SAN ANTONIO — Texas could double its record for COVID-19 hospitalizations in early February, according to some short-term forecasts from the University of Texas's COVID-19 modelling consortium.
The mock-up, last updated Jan. 10, uses a spaghetti model similar to a hurricane forecast. The median scenario, halfway between the best and worst-case outcomes, places 29,622 Texans in the hospital on Feb. 8.
Texas set its hospitalization record on Jan. 12, 2021, when 14,218 patients had COVID-19.
Researchers at the consortium accurately predicted the United States would surpass its COVID-19 hospitalization record in a report released last week.
"It seems we are getting near to the peak of cases, then we might need another week or two to reach the peak of hospital admissions," Anass Bouchnita, one of the consortium's top researchers, said.
People with COVID-19 are already seeking medical attention in Bexar County hospitals at an unprecedented rate.
On Jan. 12, 958 people were hospitalized with COVID-19 in San Antonio, up from 224 patients on Dec. 22. In other words, hospitalizations increased by 734 people in 21 days.
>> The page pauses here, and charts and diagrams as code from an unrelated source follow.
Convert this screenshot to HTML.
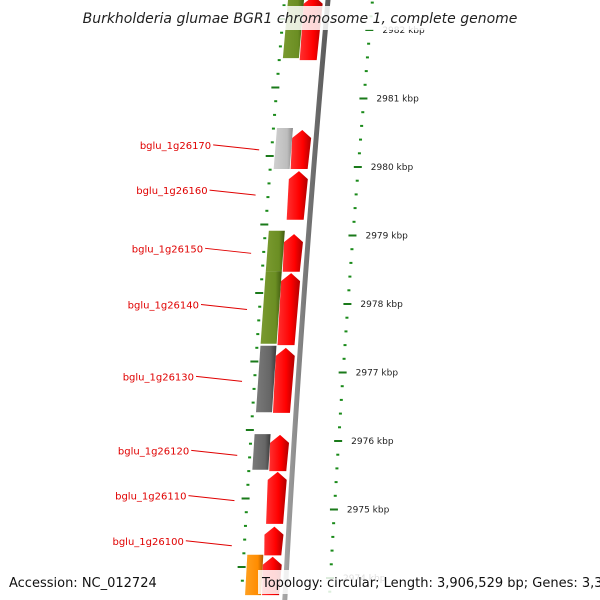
<!DOCTYPE html>
<html><head><meta charset="utf-8"><style>
html,body{margin:0;padding:0;background:#fff;}
svg{display:block;font-family:"DejaVu Sans","Liberation Sans",sans-serif;}
</style></head><body>
<svg id="map" width="600" height="600" viewBox="0 0 600 600" xmlns="http://www.w3.org/2000/svg">
<defs>
<linearGradient id="gRed" x1="0" x2="1" y1="0" y2="0"><stop offset="0" stop-color="#ff3030"/><stop offset="0.6" stop-color="#ff0000"/><stop offset="1" stop-color="#b00000"/></linearGradient>
<linearGradient id="gOlive" x1="0" x2="1"><stop offset="0" stop-color="#7a9a30"/><stop offset="0.7" stop-color="#6b8e23"/><stop offset="1" stop-color="#3f5a10"/></linearGradient>
<linearGradient id="gLight" x1="0" x2="1"><stop offset="0" stop-color="#d0d0d0"/><stop offset="0.7" stop-color="#bdbdbd"/><stop offset="1" stop-color="#8a8a8a"/></linearGradient>
<linearGradient id="gDark" x1="0" x2="1"><stop offset="0" stop-color="#7a7a7a"/><stop offset="0.7" stop-color="#666"/><stop offset="1" stop-color="#3a3a3a"/></linearGradient>
<linearGradient id="gOrange" x1="0" x2="1"><stop offset="0" stop-color="#ffa020"/><stop offset="0.7" stop-color="#ff8c00"/><stop offset="1" stop-color="#b05a00"/></linearGradient>
<linearGradient id="gBack" x1="0" x2="1"><stop offset="0" stop-color="#aaa"/><stop offset="0.5" stop-color="#777"/><stop offset="1" stop-color="#555"/></linearGradient>
</defs>
<g id="layer"></g>
</svg>
<script>
// data
const tickKbp = [2982, 2981, 2980, 2979, 2978, 2977, 2976, 2975, 2974];
const fwdStart = [2981.56, 2979.97, 2979.23, 2978.47, 2977.40, 2976.41, 2975.56, 2974.79, 2973.75];
const fwdEnd   = [2982.50, 2980.54, 2979.94, 2979.02, 2978.45, 2977.36, 2976.09, 2975.55, 2974.31];
const revStart = [2981.59, 2979.97, 2978.48, 2977.42, 2976.42, 2975.58, 2973.75];
const revEnd   = [2982.50, 2980.57, 2979.07, 2978.48, 2977.39, 2976.10, 2974.34];
const revColor = ["gOlive", "gLight", "gOlive", "gOlive", "gDark", "gDark", "gOrange"];
const extraFwdStart = [2974.33];
const extraFwdEnd = [2974.75];
const labelNames = ["bglu_1g26170","bglu_1g26160","bglu_1g26150","bglu_1g26140","bglu_1g26130","bglu_1g26120","bglu_1g26110","bglu_1g26100"];
const labelKbp = [2980.25, 2979.59, 2978.74, 2977.92, 2976.87, 2975.79, 2975.13, 2974.47];

const NS="http://www.w3.org/2000/svg";
const layer=document.getElementById('layer');
const Y=k=>30+(2982-k)*68.5;
const bx=y=>328-0.09*y+0.00003*y*y;
function mk(tag,attrs,parent){const e=document.createElementNS(NS,tag);for(const k in attrs)e.setAttribute(k,attrs[k]);(parent||layer).appendChild(e);return e;}

// backbone
const bpts=[];for(let y=-5;y<=605;y+=10)bpts.push([bx(y),y]);
const bl=bpts.map(p=>(p[0]-2.5)+','+p[1]), br=bpts.slice().reverse().map(p=>(p[0]+2.5)+','+p[1]);
const back=mk('polygon',{points:bl.concat(br).join(' '),fill:'url(#gBack)'});



// ticks: minor dots every 0.2kbp
for(let k=2983;k>=2973;k-=0.2){
  const y=Y(k);if(y<-5||y>605)continue;
  const d=mk('rect',{x:bx(y)+43,y:y-1,width:3,height:2,fill:'#1a8a1a'});
  
  
  const yl=y-11;
  const d2=mk('rect',{x:bx(yl)-45,y:yl-1,width:3,height:2,fill:'#1a8a1a'});
  
  
}
tickKbp.forEach(k=>{
  const y=Y(k);
  const t=mk('rect',{x:bx(y)+40,y:y-1,width:8,height:2,fill:'#1a7a1a'});
  
  
  const yl=y-11;
  const t2=mk('rect',{x:bx(yl)-49,y:yl-1,width:8,height:2,fill:'#1a7a1a'});
  
  
  const tx=mk('text',{x:bx(y)+57,y:y+3,'font-size':9,fill:'#222'});
  tx.textContent=k+' kbp';
  
  
});

function fwdGene(s,e,fill,name){
  const y1=Y(e),y2=Y(s),h=Math.min(8,(y2-y1)/2);
  const L=y=>bx(y)-23,R=y=>bx(y)-6;
  const ya=y1+h;
  const pts=[[L(ya)-1,ya],[(L(y1)+R(y1))/2,y1],[R(ya)+1,ya],[R(y2),y2],[L(y2),y2]];
  const p=mk('polygon',{points:pts.map(q=>q.join(',')).join(' '),fill:fill});
  
  
}
function revGene(s,e,fill,name){
  const y1=Y(e),y2=Y(s);
  const L=y=>bx(y)-40,R=y=>bx(y)-24;
  const pts=[[L(y1),y1],[R(y1),y1],[R(y2),y2],[L(y2),y2]];
  const p=mk('polygon',{points:pts.map(q=>q.join(',')).join(' '),fill:'url(#'+fill+')'});
  
  
}
fwdStart.forEach((s,i)=>fwdGene(s,fwdEnd[i],'url(#gRed)','forward-gene'));
extraFwdStart.forEach((s,i)=>fwdGene(s,extraFwdEnd[i],'url(#gRed)','forward-gene'));
revStart.forEach((s,i)=>revGene(s,revEnd[i],revColor[i],'reverse-gene'));

labelNames.forEach((n,i)=>{
  const y=Y(labelKbp[i]);const xe=bx(y)-56;
  const l=mk('line',{x1:xe-46,y1:y-5,x2:xe,y2:y,stroke:'#e00000','stroke-width':1});
  
  
  const t=mk('text',{x:xe-48,y:y-1,'font-size':10,fill:'#e00000','text-anchor':'end'});
  t.textContent=n;
  
  
});

// overlays
const r1=mk('rect',{x:86,y:6,width:428,height:24,fill:'#fff','fill-opacity':0.85});


const tt=mk('text',{x:300,y:23,'font-size':14,'font-style':'italic','text-anchor':'middle',fill:'#222'});
tt.textContent='Burkholderia glumae BGR1 chromosome 1, complete genome';


const r2=mk('rect',{x:258,y:570,width:338,height:24,fill:'#fff','fill-opacity':0.85});


const a=mk('text',{x:9,y:587,'font-size':13,fill:'#111'});
a.textContent='Accession: NC_012724';


const tp=mk('text',{x:262,y:587,'font-size':13,fill:'#111'});
tp.textContent='Topology: circular; Length: 3,906,529 bp; Genes: 3,352';


</script>
</body></html>
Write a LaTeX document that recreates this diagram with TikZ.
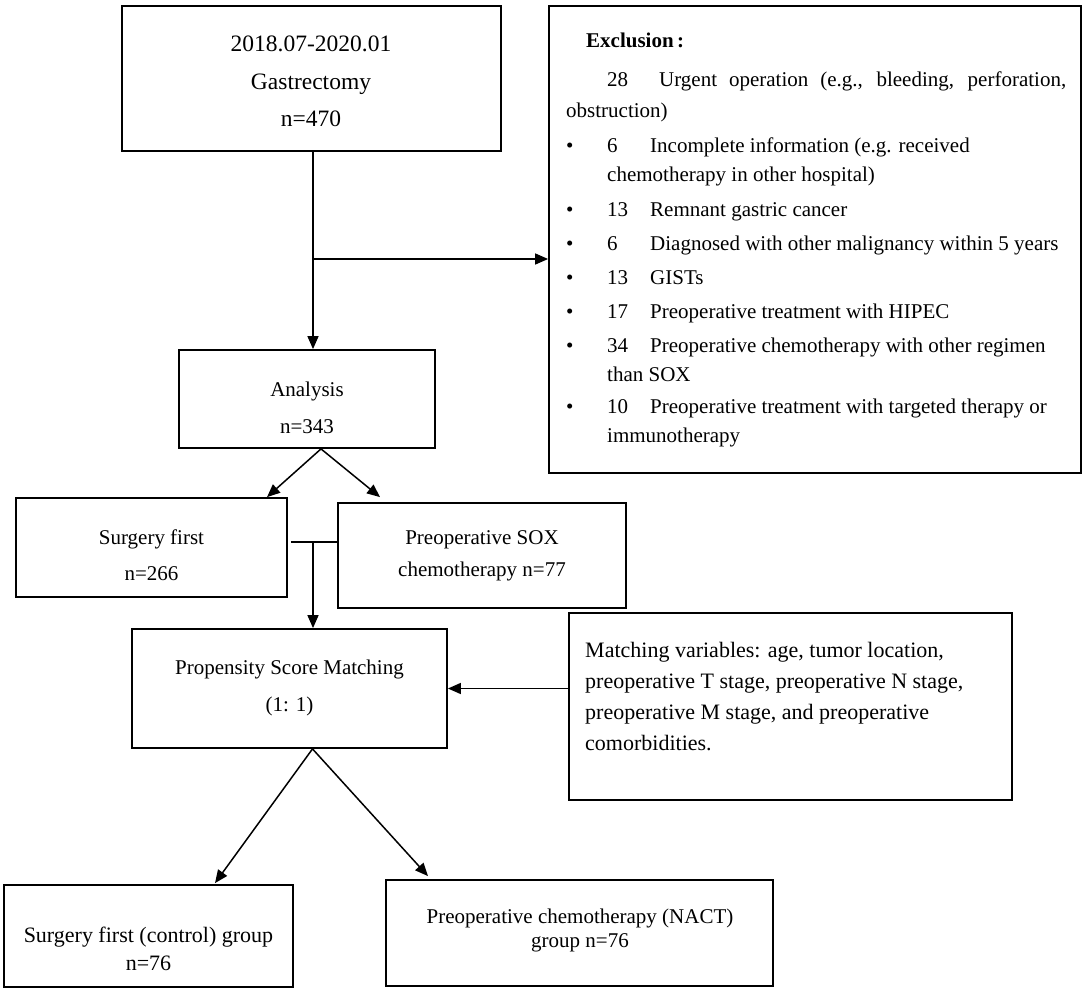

It took 65 days for hospital censuses to jump by the same degree during Texas's worst wave. On Dec. 18, 2020, 958 people were hospitalized with COVID-19 in San Antonio, up from 223 patients on Oct. 14, 2020.
Any new strain on the health care system will come as hospital staffs deplete.
"We seem to be feeling it more, as far as our own staff getting sick and being out," University Health emergency services director Rocio Garcia told KENS 5 Monday. "Things are busy and a little bit rough up here right now."
Omicron has so far sent a smaller portion of infected people to the hospital than delta did, but the total number of hospitalizations is higher because so many people have the virus.
"The sheer number of infections would cause... hospitalizations to rise sharply," Bouchnita explained.
"It's like three-times more cases," he continued, making reference to some 7-day rolling averages. "With three-times more cases - even if there is a small portion of these people going to hospitals - it might be more devastating to the health care system than the delta waves we've seen before."
But there is some reason for optimism in the modelling consortium's data.
Each of eight forecast scenarios accurately predicted the United States would break its hospitalization record. Only two, worst-case scenarios suggest the nation will break its record for Coronavirus-related deaths.
The model supports research, freshly-endorsed by the Centers for Disease Control, that patients with omicron are 91 percent less likely to die from COVID-19 than patients with delta were.
"The duration of hospital stays was approximately 70 percent shorter, with the median of stays being 1.5 days for Omicron compared to about 5 days for Delta," CDC director Rochelle Walensky said during a White House briefing Wednesday. "Looking at all hospital admissions for Omicron, 90 percent of patients were expected to be discharged from the hospital in three days or less."
Local doctors have also noted that some patients with COVID-19 sought medical attention for other ailments. They are included in Metro Health's hospitalization counts, even though they're not hospitalized for COVID-19 treatment.
"We should really not underestimate omicron," Bouchnita cautioned. "Even if it's turned out to be a mild variant, it has the ability to overwhelm health care capacity."